GN: In any conflict, you've got junior-level people who pull triggers. And you've got their commanders, and then you've got their commanders, and then you've got higher commanders, and then you've got politicians. It's easier sometimes, it is thought to look at the people at the bottom. But it's also much more important to look at the people at the top.

I'm quite sure you should start at the top. Because that's the most important resolution for the people of Ukraine. Putin, and everybody at the very top, are the people who you really need to fix with criminal responsibility if it's possible to do so.

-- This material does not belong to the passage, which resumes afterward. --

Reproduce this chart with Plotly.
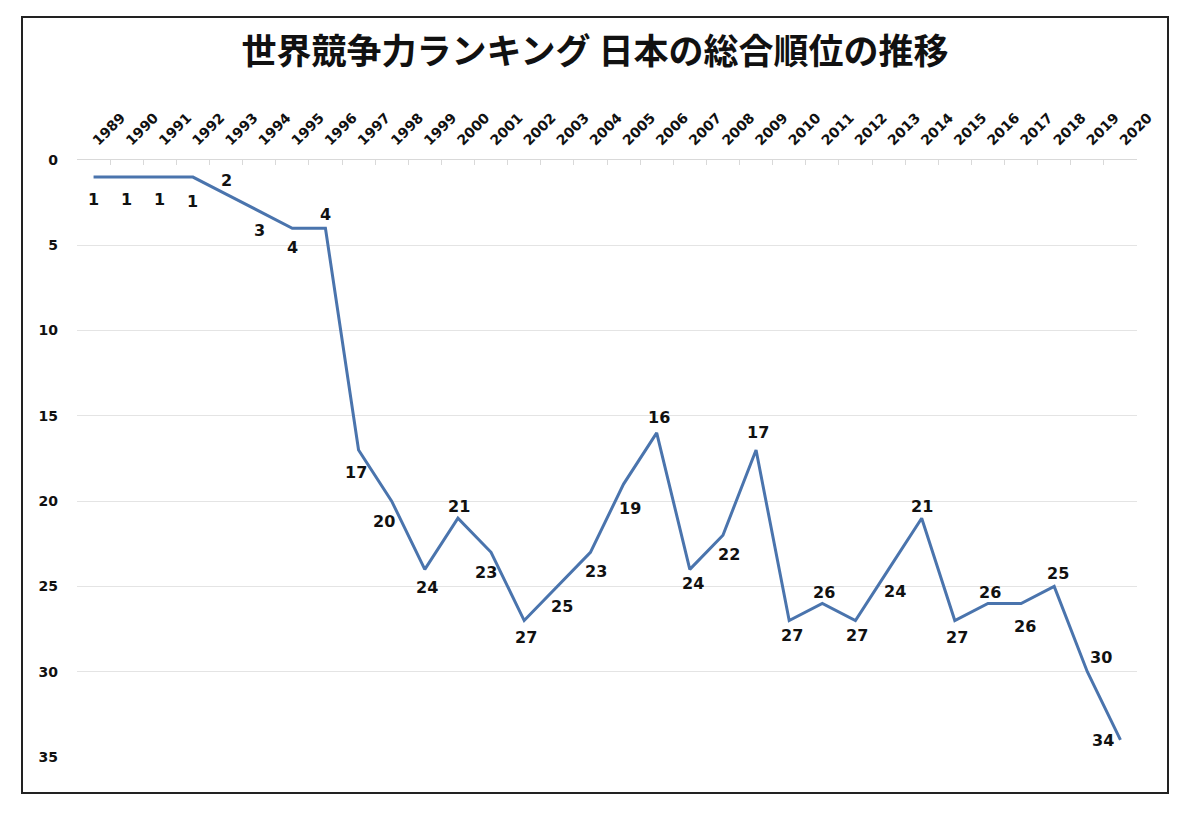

And does that mean you shouldn't look at the people at the bottom? No, you should look at them, of course, and you must inevitably have some trials in the early stage of a process like this, of people at the bottom, because they're the ones you can find – you can arrest them, put them in custody. And that gives some comfort to the victims generally.

KI: How do you think the process of collecting evidence of war crimes in places like Mariupol, long occupied by Russian forces and that is unlikely to be liberated anytime soon?

GN: Investigations are often difficult and evidence is often suppressed by the other side. And you have to work with what you've got there. It's not enough to prove the case. But you'll probably find there's a great deal of evidence. I've seen quite a lot of footage, I think of films at the time, if I remember correctly. In years and years to come, for the purpose of the historical record, you will be able to get the records of the Russian Federation, maybe.

But the answer is, you can't look at a problem with despair and say, "Oh, I'm never going to be able to prove that." Just keep trying. And you'd be surprised what you can find out.